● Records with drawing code
• • •
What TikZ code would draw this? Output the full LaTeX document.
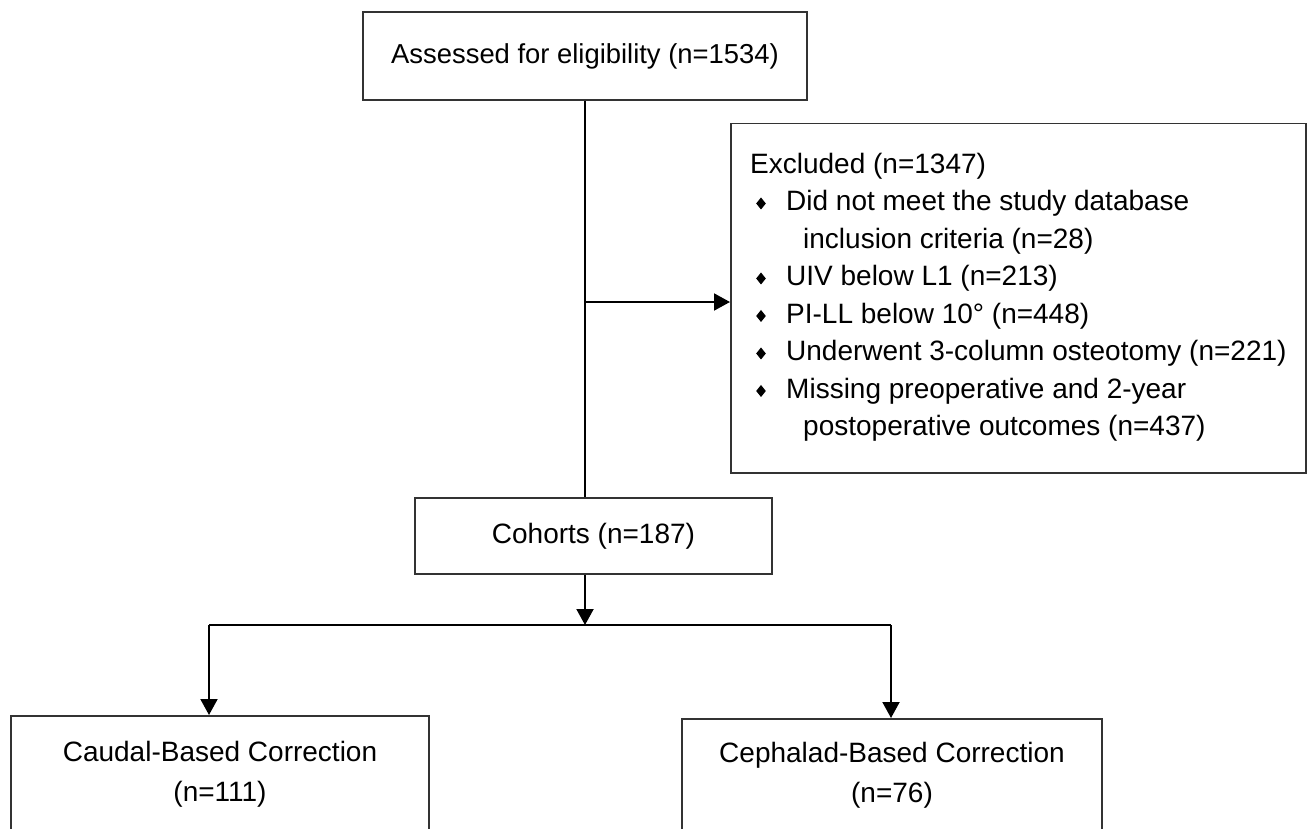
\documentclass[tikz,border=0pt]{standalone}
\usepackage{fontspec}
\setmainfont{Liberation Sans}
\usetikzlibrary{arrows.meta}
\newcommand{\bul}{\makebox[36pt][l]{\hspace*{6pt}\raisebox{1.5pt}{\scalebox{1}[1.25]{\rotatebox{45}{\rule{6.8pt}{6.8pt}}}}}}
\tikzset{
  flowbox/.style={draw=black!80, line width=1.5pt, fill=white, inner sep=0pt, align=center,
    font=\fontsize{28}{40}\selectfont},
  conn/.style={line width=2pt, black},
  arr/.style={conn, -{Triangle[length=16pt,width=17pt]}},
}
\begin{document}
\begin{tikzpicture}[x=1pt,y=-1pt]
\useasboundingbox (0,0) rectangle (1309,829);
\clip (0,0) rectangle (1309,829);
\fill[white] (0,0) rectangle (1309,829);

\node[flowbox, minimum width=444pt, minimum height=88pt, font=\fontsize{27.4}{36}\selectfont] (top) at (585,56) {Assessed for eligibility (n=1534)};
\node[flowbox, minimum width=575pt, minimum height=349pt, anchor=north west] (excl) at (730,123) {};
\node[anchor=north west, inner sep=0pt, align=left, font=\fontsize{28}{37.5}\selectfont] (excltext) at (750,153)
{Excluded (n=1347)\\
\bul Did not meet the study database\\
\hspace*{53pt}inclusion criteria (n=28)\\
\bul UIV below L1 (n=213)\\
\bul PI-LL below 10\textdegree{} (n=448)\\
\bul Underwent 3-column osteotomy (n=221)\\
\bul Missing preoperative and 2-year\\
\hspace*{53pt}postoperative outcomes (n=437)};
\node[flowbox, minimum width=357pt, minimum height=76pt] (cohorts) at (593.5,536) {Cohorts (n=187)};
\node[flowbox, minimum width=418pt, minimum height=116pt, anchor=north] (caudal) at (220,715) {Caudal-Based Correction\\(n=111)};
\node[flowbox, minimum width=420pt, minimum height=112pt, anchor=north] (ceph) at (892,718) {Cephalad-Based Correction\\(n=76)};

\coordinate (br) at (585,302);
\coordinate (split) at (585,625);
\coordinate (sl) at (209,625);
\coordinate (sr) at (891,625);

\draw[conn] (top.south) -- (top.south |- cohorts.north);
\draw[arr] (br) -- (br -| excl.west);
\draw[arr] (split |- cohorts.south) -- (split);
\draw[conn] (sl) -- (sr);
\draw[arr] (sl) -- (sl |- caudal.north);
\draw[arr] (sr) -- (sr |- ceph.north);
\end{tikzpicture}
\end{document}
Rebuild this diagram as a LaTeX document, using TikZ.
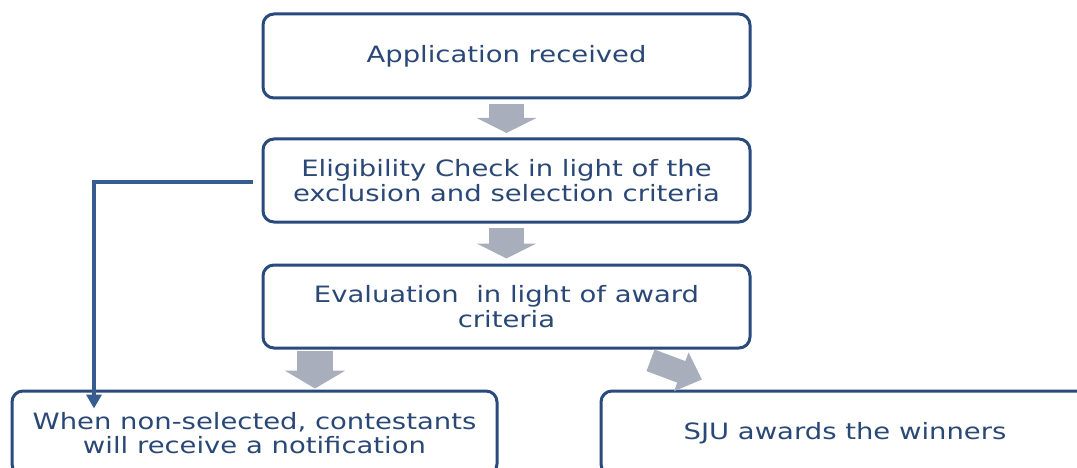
• • •
● YOUR TASK
Repeat the data above exactly, but not the pictures.

● SOLUTION TO THIS EXERCISE
What TikZ code would draw this? Output the full LaTeX document.
\documentclass[tikz,border=0pt]{standalone}
\usepackage{fontspec}
\setmainfont{Liberation Sans}
\usetikzlibrary{arrows.meta}
\newcommand{\bul}{\makebox[36pt][l]{\hspace*{6pt}\raisebox{1.5pt}{\scalebox{1}[1.25]{\rotatebox{45}{\rule{6.8pt}{6.8pt}}}}}}
\tikzset{
  flowbox/.style={draw=black!80, line width=1.5pt, fill=white, inner sep=0pt, align=center,
    font=\fontsize{28}{40}\selectfont},
  conn/.style={line width=2pt, black},
  arr/.style={conn, -{Triangle[length=16pt,width=17pt]}},
}
\begin{document}
\begin{tikzpicture}[x=1pt,y=-1pt]
\useasboundingbox (0,0) rectangle (1309,829);
\clip (0,0) rectangle (1309,829);
\fill[white] (0,0) rectangle (1309,829);

\node[flowbox, minimum width=444pt, minimum height=88pt, font=\fontsize{27.4}{36}\selectfont] (top) at (585,56) {Assessed for eligibility (n=1534)};
\node[flowbox, minimum width=575pt, minimum height=349pt, anchor=north west] (excl) at (730,123) {};
\node[anchor=north west, inner sep=0pt, align=left, font=\fontsize{28}{37.5}\selectfont] (excltext) at (750,153)
{Excluded (n=1347)\\
\bul Did not meet the study database\\
\hspace*{53pt}inclusion criteria (n=28)\\
\bul UIV below L1 (n=213)\\
\bul PI-LL below 10\textdegree{} (n=448)\\
\bul Underwent 3-column osteotomy (n=221)\\
\bul Missing preoperative and 2-year\\
\hspace*{53pt}postoperative outcomes (n=437)};
\node[flowbox, minimum width=357pt, minimum height=76pt] (cohorts) at (593.5,536) {Cohorts (n=187)};
\node[flowbox, minimum width=418pt, minimum height=116pt, anchor=north] (caudal) at (220,715) {Caudal-Based Correction\\(n=111)};
\node[flowbox, minimum width=420pt, minimum height=112pt, anchor=north] (ceph) at (892,718) {Cephalad-Based Correction\\(n=76)};

\coordinate (br) at (585,302);
\coordinate (split) at (585,625);
\coordinate (sl) at (209,625);
\coordinate (sr) at (891,625);

\draw[conn] (top.south) -- (top.south |- cohorts.north);
\draw[arr] (br) -- (br -| excl.west);
\draw[arr] (split |- cohorts.south) -- (split);
\draw[conn] (sl) -- (sr);
\draw[arr] (sl) -- (sl |- caudal.north);
\draw[arr] (sr) -- (sr |- ceph.north);
\end{tikzpicture}
\end{document}
Rebuild this diagram as a LaTeX document, using TikZ.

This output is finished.